Gold Medal Winner, 2017 Illumination Book Awards, Christian Living
Silver Medal Winner, 2017 Benjamin Franklin Award in Religion, Independent Book Publishers Association
Why, in an age of connectivity, are our lives more isolated and fragmented than ever? And what can be done about it? The answer lies in the hands of God’s people. Increasingly, today’s Christians want to be the church, to follow Christ together in daily life. From every corner of society, they are daring to step away from the status quo and respond to Christ’s call to share their lives more fully with one another and with others. As they take the plunge, they are discovering the rich, meaningful life that Jesus has in mind for all people, and pointing the church back to its original calling: to be a gathered, united community that demonstrates the transforming love of God.
Of course, such a life together with others isn’t easy. The selections in this volume are, by and large, written by practitioners—people who have pioneered life in intentional community and have discovered in the nitty-gritty of daily life what it takes to establish, nurture, and sustain a Christian community over the long haul.
Whether you have just begun thinking about communal living, are already embarking on sharing life with others, or have been part of a community for many years, the pieces in this collection will encourage, challenge, and strengthen you. The book’s fifty-two chapters can be read one a week to ignite meaningful group discussion.

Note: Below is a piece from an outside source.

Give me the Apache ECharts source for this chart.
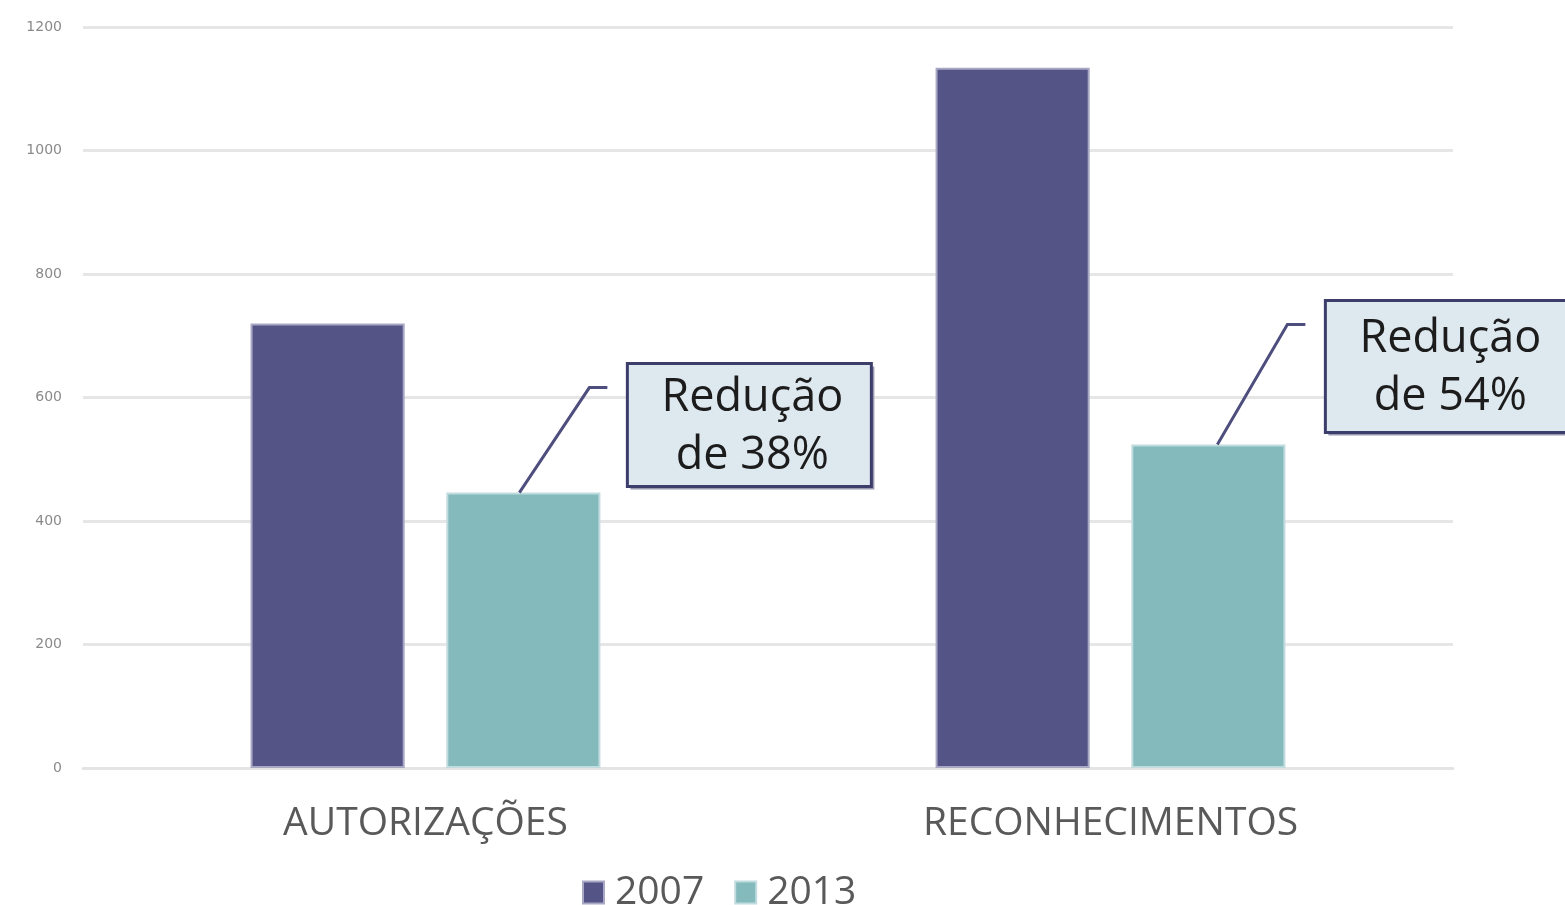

Contributors include: John F. Alexander, Eberhard Arnold, J. Heinrich Arnold, Johann Christoph Arnold, Alden Bass, Benedict of Nursia, Christoph Friedrich Blumhardt, Leonardo Boff, Dietrich Bonhoeffer, Joan Chittister, Stephen B. Clark, Andy Crouch, Dorothy Day, Anthony de Mello, Elizabeth Dede, Catherine de Hueck Doherty, Fyodor Dostoyevsky, Jenny Duckworth, Friedrich Foerster, Richard J. Foster, Jodi Garbison, Arthur G. Gish, Helmut Gollwitzer, Adele J Gonzalez, Stanley Hauerwas, Joseph H. Hellerman, Roy Hession, David Janzen, Rufus Jones, Emmanuel Katongole, Arthur Katz, Søren Kierkegaard, C. Norman Kraus, C.S. Lewis, Gerhard Lohfink, Ed Loring, Chiara Lubich, George MacDonald, Thomas Merton, Hal Miller, José P. Miranda, Jürgen Moltmann, Charles E. Moore, Henri J. M. Nouwen, Elizabeth O’Connor, John M. Perkins, Eugene H.Peterson, Christine D. Pohl, Chris Rice, Basilea Schlink, Howard A. Snyder, Mother Teresa, Thomas à Kempis, Elton Trueblood, and Jonathan Wilson-Hartgrove.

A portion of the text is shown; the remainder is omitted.